Most films want their audiences to suspend disbelief. “About a Hero” would prefer they keep it close at hand. “Viewers are advised to exercise caution in trusting its visual and auditory components,” runs an onscreen disclaimer near the beginning of Polish filmmaker Piotr Winiewicz‘s irreverent exercise in AI-enabled storytelling — a knowingly contentious opening film for this year’s IDFA documentary festival, not least since many wouldn’t classify it as a documentary at all. Wrapping an imagined (and blithely incoherent) murder mystery around a talking-heads discussion of artificial intelligence and its implications for humanity, this seemingly hybrid exercise offers nothing to assure viewers that any one of its components is more “real” than another. As a feature-length stunt, it has some wit, but falls short on ideas and argument.

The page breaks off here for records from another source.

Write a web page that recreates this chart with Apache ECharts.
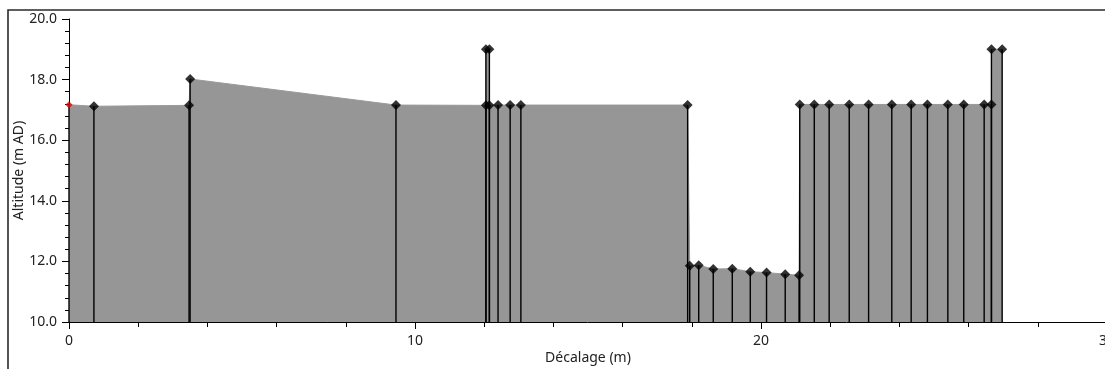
<!DOCTYPE html>
<html>
<head>
<meta charset="utf-8">
<script src="https://cdn.jsdelivr.net/npm/echarts@6/dist/echarts.min.js"></script>
<style>
  html, body { margin: 0; padding: 0; background: #fff; }
  #chart { width: 1105px; height: 369px; }
</style>
</head>
<body>
<div id="chart"></div>
<script>
// profil en travers : décalage (m) / altitude (m AD)
const offsets = [0, 0.72, 3.47, 3.50, 9.45, 12.05, 12.05, 12.15, 12.15, 12.40, 12.75, 13.06,
  17.88, 17.94, 18.20, 18.62, 19.17, 19.69, 20.16, 20.70, 21.10,
  21.12, 21.54, 21.97, 22.55, 23.11, 23.78, 24.34, 24.81, 25.40, 25.86, 26.45, 26.66, 26.66, 26.97];
const altitudes = [17.17, 17.12, 17.15, 18.02, 17.16, 17.15, 19.00, 19.00, 17.15, 17.16, 17.16, 17.16,
  17.16, 11.86, 11.87, 11.75, 11.76, 11.66, 11.63, 11.58, 11.54,
  17.18, 17.18, 17.18, 17.18, 17.18, 17.18, 17.18, 17.18, 17.18, 17.18, 17.18, 17.18, 19.00, 19.00];
const xTicks = [0, 10, 20, 30];
const yTicks = [10, 12, 14, 16, 18, 20];

const points = offsets.map((x, i) => [x, altitudes[i]]);
const font = 'Noto Sans';

const chart = echarts.init(document.getElementById('chart'));

chart.setOption({
  animation: false,
  textStyle: { fontFamily: font },
  grid: { left: 69, top: 19, width: 1038, height: 303, outerBoundsMode: 'none', containLabel: false },
  graphic: [{
    type: 'rect',
    shape: { x: 8, y: 10, width: 1200, height: 420 },
    style: { fill: 'none', stroke: '#2a2a2a', lineWidth: 1.6 },
    silent: true
  }],
  xAxis: {
    type: 'value',
    min: xTicks[0],
    max: xTicks[xTicks.length - 1],
    interval: 10,
    name: 'Décalage (m)',
    nameLocation: 'middle',
    nameGap: 29,
    nameMoveOverlap: false,
    nameTextStyle: { fontSize: 14, color: '#222' },
    axisLine: { lineStyle: { color: '#000', width: 1 } },
    axisTick: { length: 7, lineStyle: { color: '#000' } },
    minorTick: { show: true, splitNumber: 5, length: 5, lineStyle: { color: '#000' } },
    axisLabel: { fontSize: 14, color: '#222', margin: 12 },
    splitLine: { show: false }
  },
  yAxis: {
    type: 'value',
    min: yTicks[0],
    max: yTicks[yTicks.length - 1],
    interval: 2,
    name: 'Altitude (m AD)',
    nameLocation: 'middle',
    nameGap: 43,
    nameMoveOverlap: false,
    nameTextStyle: { fontSize: 14, color: '#222' },
    axisLine: { show: true, lineStyle: { color: '#000', width: 1 } },
    axisTick: { show: true, length: 7, lineStyle: { color: '#000' } },
    minorTick: { show: true, splitNumber: 5, length: 4, lineStyle: { color: '#000' } },
    axisLabel: { fontSize: 14, color: '#222', margin: 12, formatter: v => v.toFixed(1) },
    splitLine: { show: false }
  },
  series: [
    {
      // surface du sol
      type: 'line',
      data: points,
      z: 1,
      showSymbol: false,
      lineStyle: { color: '#9a9a9a', width: 1 },
      areaStyle: { color: '#969696', opacity: 1, origin: 'start' }
    },
    {
      // tiges verticales
      type: 'custom',
      data: points,
      z: 2,
      renderItem: function (params, api) {
        const top = api.coord([api.value(0), api.value(1)]);
        const bottom = api.coord([api.value(0), yTicks[0]]);
        return {
          type: 'line',
          shape: { x1: top[0], y1: top[1], x2: bottom[0], y2: bottom[1] },
          style: { stroke: '#000', lineWidth: 1.4 }
        };
      }
    },
    {
      type: 'scatter',
      data: points.map((p, i) => i === 0
        ? { value: p, symbolSize: 7, itemStyle: { color: '#e00000' } }
        : p),
      z: 3,
      symbol: 'diamond',
      symbolSize: 10,
      itemStyle: { color: '#000' }
    }
  ]
});
</script>
</body>
</html>
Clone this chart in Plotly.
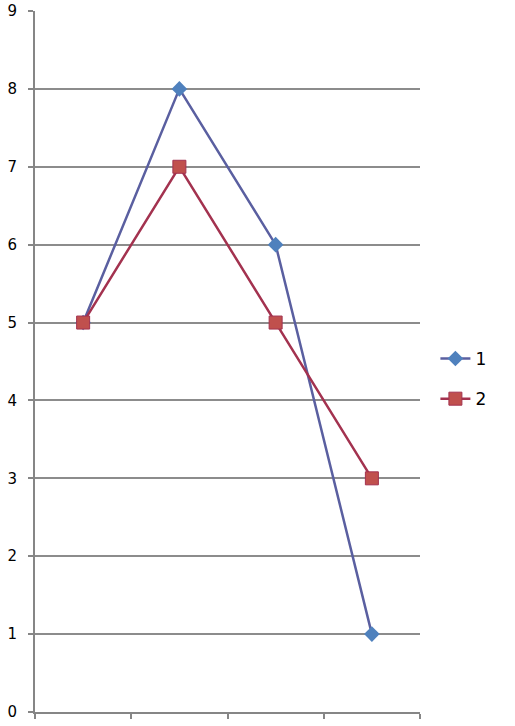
import plotly.graph_objects as go

categories = ["1", "2", "3", "4"]
series_1 = [5, 8, 6, 1]
series_2 = [5, 7, 5, 3]

fig = go.Figure()

fig.add_trace(go.Scatter(
    x=categories, y=series_1, name="1", legendgroup="a",
    mode="lines+markers",
    line=dict(color="#5a5fa0", width=2.5),
    marker=dict(symbol="diamond", size=12, color="#4f81bd", line=dict(width=0)),
))
fig.add_trace(go.Scatter(
    x=categories, y=series_2, name="2", legendgroup="b",
    mode="lines+markers",
    line=dict(color="#a3324f", width=2.5),
    marker=dict(symbol="square", size=13, color="#c0504d",
                line=dict(color="#a3324f", width=1)),
))

fig.update_layout(
    width=515, height=726,
    margin=dict(l=35, r=95, t=11, b=14),
    plot_bgcolor="white", paper_bgcolor="white",
    font=dict(family="DejaVu Sans", size=15, color="black"),
    legend=dict(x=1.04, y=0.475, yanchor="middle", xanchor="left",
                font=dict(size=17), tracegroupgap=15,
                itemwidth=30),
    xaxis=dict(type="category", range=[-0.5, 3.5], showticklabels=False,
               tickson="boundaries",
               ticks="outside", ticklen=5, tickcolor="#868686", tickwidth=1.5,
               showgrid=False, showline=True, linecolor="#868686", linewidth=2,
               zeroline=False, automargin=False),
    yaxis=dict(range=[0, 9], dtick=1, ticks="outside", ticklen=5,
               tickcolor="#868686", tickwidth=1.5, tickfont=dict(size=15),
               showgrid=True, gridcolor="#8c8c8c", gridwidth=1.5,
               showline=True, linecolor="#868686", linewidth=2,
               zeroline=False, ticklabelstandoff=8, automargin=False),
)

fig.write_html("out.html", config={"displayModeBar": False},
               post_script="document.body.style.margin='0';")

Still, the flashy conceptual gimmickry and big-name participation in “About a Hero” ought to be enough to turn distributors’ heads as the film makes its way through the docfest circuit — even if the biggest of those names isn’t really on board. Not in person, anyway. Inspired by Werner Herzog’s statement that “a computer will not make a film as good as mine in 4,500 years,” Winiewicz trained an AI model entirely on the venerable filmmaker’s body of work, and has used it both to script a fictional tale of an unexplained death in a German factory town, and to fashion a facsimile of Herzog to narrate it. Named Kaspar (last name Hauser, one presumes), the model is, like much AI creation, close to authentic but eerily askew in all manner of particularities — beginning with its deepfaked mimicry of those distinctively husky Herzog tones, which is scarcely on the level of a party-trick impression.
That’s sort of the point: Hardly an exercise in AI advocacy, “About a Hero” appears to revel in its just-off-ness, posing a challenge to Herzog’s dismissal while proving him right as its narrative — not wholly Kaspar’s creation, but adapted by Winiewicz from the model’s output — goes progressively haywire. As such, the film may function less effectively in isolation than as a literal conversation-starter, either in a festival environment or attached to a post-screening Q&A.

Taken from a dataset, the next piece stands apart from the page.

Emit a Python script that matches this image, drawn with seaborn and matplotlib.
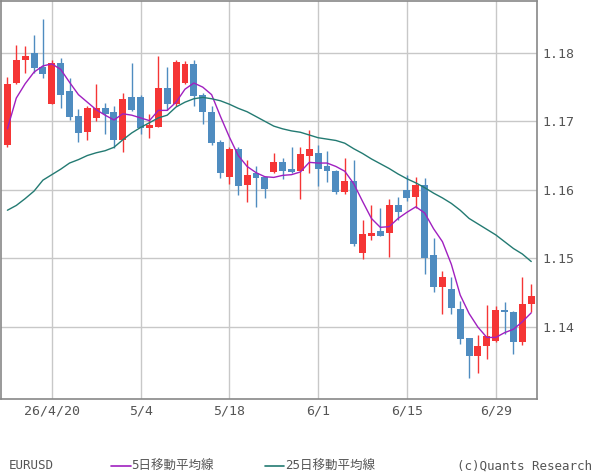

Divided into chapters that follow no logical numerical order, the story centers on an unseen figure: Dorem Clery, an unremarkable employee at a kitchen appliance factory in the fictitious German town of Getunkirchenberg, who is found dead in circumstances that, whether due to foul play or AI storytelling error, never entirely make sense. It emerges that he had been working on an enigmatic project named only “the Machine,” itself a symbol of AI development, and perhaps in some way responsible for his death. The film’s investigations on this front, however, are repeatedly sidetracked by a focus on Clery’s widow Eleonore (Imme Beccard), who channels her grief into interactions with domestic appliances that eventually morph into a most literal form of technolust.
“If, in your head, this is clear, conclusive and watchable, you have lost your mind,” wheezes faux-Herzog as Eleonore gets frisky with a toaster — not the first time that “About a Hero” calls itself out on its intentionally flawed construction, in a running joke that wears a little thin by the film’s close. (It’s better when Winiewicz just lets viewers pick up the glitches themselves, as with repeated misspellings of the word “police” in the film’s procedural portions.) On the documentary side of the equation, the film’s interviewees — including Stephen Fry and cultural critic Charles Mudede — mostly offer thoughtful but noncommittal musings on AI, doing little to sway or shape the film’s gauzy thesis. Eight years ago, Herzog’s documentary “Lo and Behold, Reveries of the Connected World” reflected more substantially on humanity’s impending battle with its own digital innovations, though with considerably less metatextual trickery.
“I don’t mind knocking the idea that humans are the be-all and end-all of intelligence,” Mudede says. But “About a Hero” doesn’t really engage with the possibilities of AI as a post-human construct, not least since its own dabblings with the technology are vetted and tempered by the filmmakers, whether in the name of reason, irony or entertainment. The film is almost certainly more watchable for that degree of human involvement — it’s handsomely shot and designed, with a drily amusing supporting performance from Vicky Krieps as a frazzled reporter investigating the Clery case. Yet if it’s a provocation at all, it’s a winking, cautious one, arguably standing in its own way to reassure viewers that life and art as we know them will stand for a while yet, if not necessarily for 4,500 years.